This is a sequel to my previous question in this vein, in which I handwaved away some issues related to Bob overheating.
As DWKraus pointed out when answering said previous question, cell membranes start to dissolve around 45°C, providing an upper limit to the temperature an organism can withstand even if it has plenty of heat shock proteins and topoisomerase V.
However, it's important to note that cell membranes are made of lipid bilayers. The longer a lipid's tail is, the more heat-resistant a bilayer made of that lipid is. Provided that you avoid carbon-to-carbon double bonds - i.e. avoid turning the lipids in the cell membranes into unsaturated fats (see here for the difference; basically, unsaturated fats are when fats have carbon-to-carbon double bonds) - they won't kink up and start behaving like a liquid.
As this source points out in this table:
...there are longer lipids out there, ones that dissolve at higher temperatures than 45°C. And if the diarachidoyl phosphatidylcholine/DAPC in the table, with a dissolution temperature of 64.1°C, isn't enough, you could probably base a lipid bilayer off of some other kind of fatty acid, of which there are many.
Tetracontanoic acid, for instance has a long alkane tail indeed - 40 carbons, well more than the 16 and 18 of dipalmitoyl phosphatidylcholine/DPPC and distearoyl phosphatidylcholine/DSPC. This suggests that a lipid bilayer made of an ester of tetracontanoic acid (all lipids are esters of carboxylic acids and alcohols) would be incredibly heat-resistant, and, moreover, that even longer (and therefore more heat-resistant) lipids could potentially be formed, meaning that cell membranes dissolving would be a non-problem.
Now, the hypothetical organism that has all these adaptions:
- has proteins that can't denature
- is immune to sepsis
- can't have its cell membranes dissolve; if they aren't durable enough to avoid dissolving, just add more alkanes on the end until they are
The question: what's the next problem? After septic shock, proteins denaturing, and cell membranes dissolving are overcome, what's the next overheating-related thing to cause physical harm to/kill this organism?

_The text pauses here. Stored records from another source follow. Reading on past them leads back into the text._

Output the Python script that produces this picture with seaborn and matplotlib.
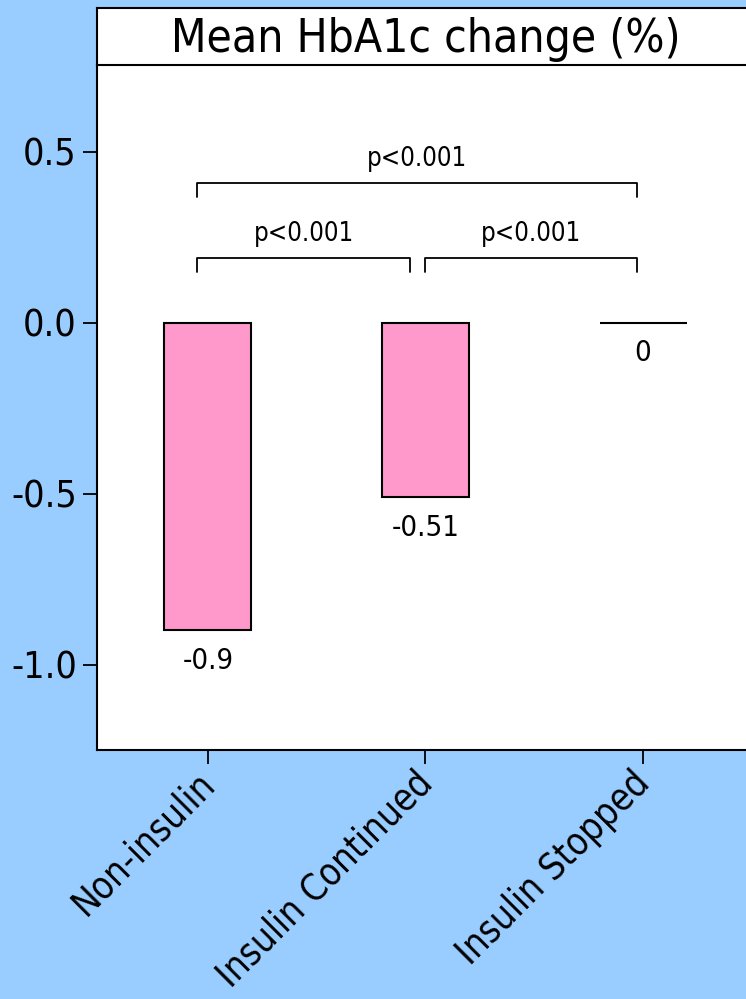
import matplotlib
matplotlib.use("Agg")
import matplotlib.pyplot as plt
import matplotlib.transforms as mtransforms
import seaborn as sns
import pandas as pd

# data
groups = ["Non-insulin", "Insulin Continued", "Insulin Stopped"]
hba1c_change = [-0.9, -0.51, 0.0]
value_labels = ["-0.9", "-0.51", "0"]
y_ticks = [-1.0, -0.5, 0.0, 0.5]

# significance brackets: (x start, x end, height, label)
bracket_x0 = [-0.05, 1.0, -0.05]
bracket_x1 = [0.93, 1.97, 1.97]
bracket_y = [0.19, 0.19, 0.41]
bracket_text = ["p<0.001", "p<0.001", "p<0.001"]

sns.set_theme(style="ticks")
plt.rcParams['font.family'] = ['DejaVu Sans']
plt.rcParams['font.stretch'] = 'condensed'
plt.rcParams['axes.unicode_minus'] = False
plt.rcParams['text.color'] = 'black'
plt.rcParams['xtick.color'] = 'black'
plt.rcParams['ytick.color'] = 'black'

bg = "#99CCFF"
pink = "#FF99CC"

fig = plt.figure(figsize=(7.46, 9.99), dpi=100, facecolor=bg)
ax = fig.add_axes([0.130, 0.2492, 0.8807, 0.6857])
ax.set_facecolor("white")

df = pd.DataFrame({"group": groups, "change": hba1c_change})
sns.barplot(data=df, x="group", y="change", color=pink, saturation=1,
            edgecolor="black", linewidth=1.5, width=0.4, ax=ax)

ax.set_xlim(-0.51, 2.51)
ax.set_ylim(-1.25, 0.754)
ax.set_yticks(y_ticks)
ax.set_yticklabels([f"{t:.1f}" for t in y_ticks])
ax.set_xlabel("")
ax.set_ylabel("")

for s in ["top", "right"]:
    ax.spines[s].set_visible(False)
for s in ["left", "bottom"]:
    ax.spines[s].set_linewidth(1.5)
    ax.spines[s].set_color("black")

ax.tick_params(axis="y", length=10, width=1.3, labelsize=27, pad=4.5)
ax.tick_params(axis="x", length=10, width=1.3, labelsize=26.5, pad=2)
shift = mtransforms.ScaledTranslation(-0.12, 0.02, fig.dpi_scale_trans)
for lab in ax.get_xticklabels():
    lab.set_rotation(45)
    lab.set_ha("right")
    lab.set_rotation_mode("anchor")
    lab.set_transform(lab.get_transform() + shift)

# value labels under each bar
for i, (v, lab) in enumerate(zip(hba1c_change, value_labels)):
    ax.annotate(lab, (i, v), xytext=(0, -22), textcoords="offset points",
                ha="center", va="center", fontsize=21)

# significance brackets
for x0, x1, y, t in zip(bracket_x0, bracket_x1, bracket_y, bracket_text):
    drop = 0.042
    ax.plot([x0, x0, x1, x1], [y - drop, y, y, y - drop], color="black", lw=1.3)
    ax.text((x0 + x1) / 2, y + 0.07, t, ha="center", va="center", fontsize=18.5)

# title box
tax = fig.add_axes([0.130, 0.9349, 0.8807, 0.0571])
tax.set_facecolor("white")
tax.set_xticks([])
tax.set_yticks([])
for s in tax.spines.values():
    s.set_linewidth(1.5)
    s.set_color("black")
tax.text(0.5, 0.45, "Mean HbA1c change (%)", ha="center", va="center",
         fontsize=33, transform=tax.transAxes)

fig.savefig("out.png", dpi=100, facecolor=bg)
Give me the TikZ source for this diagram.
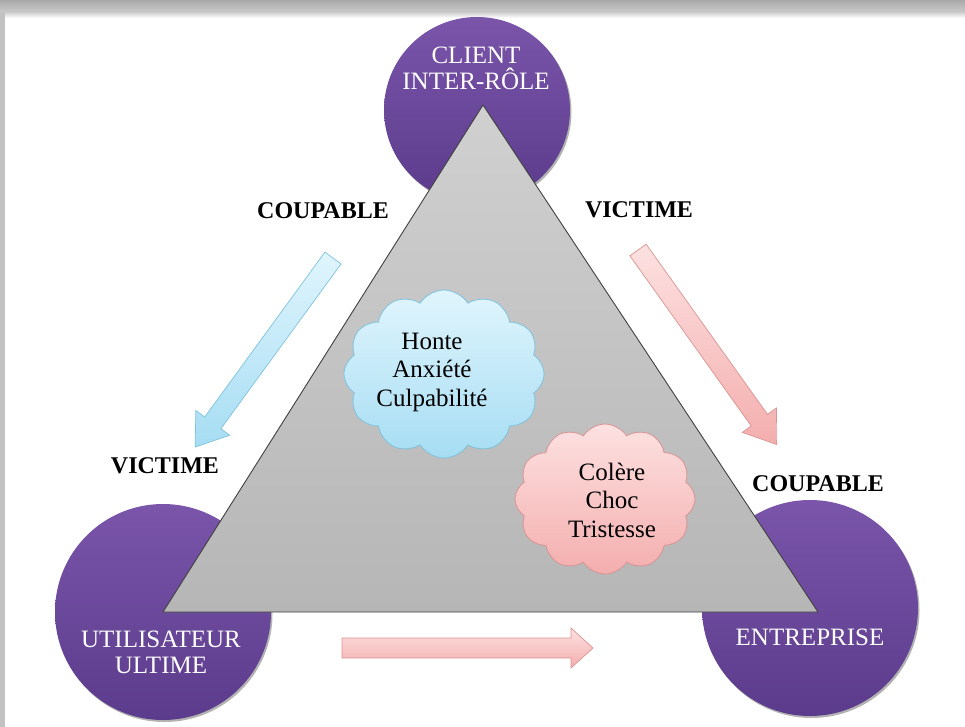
\documentclass[tikz,border=0pt]{standalone}
\usepackage{fontspec}
\setmainfont{Liberation Serif}
\usetikzlibrary{shapes.symbols,shadows}
\definecolor{purpA}{HTML}{7A55AA}
\definecolor{purpB}{HTML}{5B3B8B}
\definecolor{triA}{HTML}{D0D0D0}
\definecolor{triB}{HTML}{B6B6B6}
\definecolor{blueA}{HTML}{E0F5FD}
\definecolor{blueB}{HTML}{A6DDF3}
\definecolor{blueD}{HTML}{7FC3DE}
\definecolor{pinkA}{HTML}{FDE1E1}
\definecolor{pinkB}{HTML}{F4AEAE}
\definecolor{pinkD}{HTML}{D99494}
\definecolor{frameG}{HTML}{A8A8A8}
\begin{document}
\begin{tikzpicture}[x=1pt,y=-1pt,
  circ/.style={circle, minimum size=#1, inner sep=0pt, draw=none,
    top color=purpA, bottom color=purpB,
    drop shadow={shadow xshift=1.5pt, shadow yshift=-2pt, opacity=.3, fill=black}},
  ctext/.style={text=white, font=\fontsize{25}{27}\selectfont, align=center, inner sep=0pt},
  lbl/.style={font=\bfseries\fontsize{24}{26}\selectfont, inner sep=0pt},
  cloudtext/.style={font=\fontsize{25}{28.5}\selectfont, align=center, inner sep=0pt},
  bluecloud/.style={cloud, cloud puffs=12, cloud puff arc=115, cloud ignores aspect,
    draw=blueD, line width=0.8pt, top color=blueA, bottom color=blueB, inner sep=0pt},
  pinkcloud/.style={cloud, cloud puffs=12, cloud puff arc=115, cloud ignores aspect,
    draw=pinkD, line width=0.8pt, top color=pinkA, bottom color=pinkB, inner sep=0pt},
  bluearrow/.style={draw=blueD, line width=0.7pt, top color=blueA, bottom color=blueB, line join=miter},
  pinkarrow/.style={draw=pinkD, line width=0.7pt, top color=pinkA, bottom color=pinkB, line join=miter}
]
\useasboundingbox (0,0) rectangle (965,727);
% frame
\shade[top color=frameG, bottom color=frameG!60] (0,0) rectangle (965,12);
\fill[frameG!70] (0,12) rectangle (5,727);
\fill[white] (5,12) rectangle (965,727);
\shade[top color=black!20, bottom color=white] (5,12) rectangle (965,18);

% circles
\node[circ=186pt] (client) at (477,110) {};
\node[circ=216pt] (util) at (163,612) {};
\node[circ=216pt] (entr) at (810,608) {};

% triangle
\coordinate (A) at (483,105);
\coordinate (B) at (163,612);
\coordinate (C) at (818,612);
\path[draw=black!75, line width=0.9pt, top color=triA, bottom color=triB, line join=miter] (A) -- (B) -- (C) -- cycle;

% circle texts
\node[ctext] (clientT) at (476,68) {CLIENT\\[-1pt]INTER-RÔLE};
\node[ctext] (utilT) at (161,652) {UTILISATEUR\\[-1pt]ULTIME};
\node[ctext] (entrT) at (810,637) {ENTREPRISE};

% labels
\node[lbl] (coup1) at (323,211) {COUPABLE};
\node[lbl] (vict1) at (639,210) {VICTIME};
\node[lbl] (vict2) at (165,466) {VICTIME};
\node[lbl] (coup2) at (818,484) {COUPABLE};

% block arrows
\begin{scope}[shift={(333,258)}, rotate=233.9]
  \path[bluearrow] (0,-10) -- (204,-10) -- (204,-21) -- (234,0) -- (204,21) -- (204,10) -- (0,10) -- cycle;
\end{scope}
\begin{scope}[shift={(638,250)}, rotate=-54.5]
  \path[pinkarrow] (0,-10) -- (209,-10) -- (209,-21) -- (239,0) -- (209,21) -- (209,10) -- (0,10) -- cycle;
\end{scope}
\begin{scope}[shift={(342,648)}]
  \path[pinkarrow] (0,-10) -- (229,-10) -- (229,-20) -- (251,0) -- (229,20) -- (229,10) -- (0,10) -- cycle;
\end{scope}

% clouds
\node[bluecloud, minimum width=200pt, minimum height=168pt] (bc) at (444,374) {};
\node[cloudtext] (bcT) at (432,372) {Honte\\Anxiété\\Culpabilité};
\node[pinkcloud, minimum width=180pt, minimum height=150pt] (pc) at (605,499) {};
\node[cloudtext] (pcT) at (612,500) {Colère\\Choc\\Tristesse};
\end{tikzpicture}
\end{document}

Last I checked, it was up to 45°C - can it get higher?
I considered the ether-based cell membranes of archaea for this, rather than the extra-long-lipided ester-based cell membranes I actually chose, but they have rigidity-related, permeability-related, and transmembrane protein-related issues.
Just for context: this is an eukaryotic, multicellular organism, not an archaea. I would also point out that it runs on Earth biology, and that 100°C is likely an upper limit here, considering water boils at that temperature under standard temperature and pressure.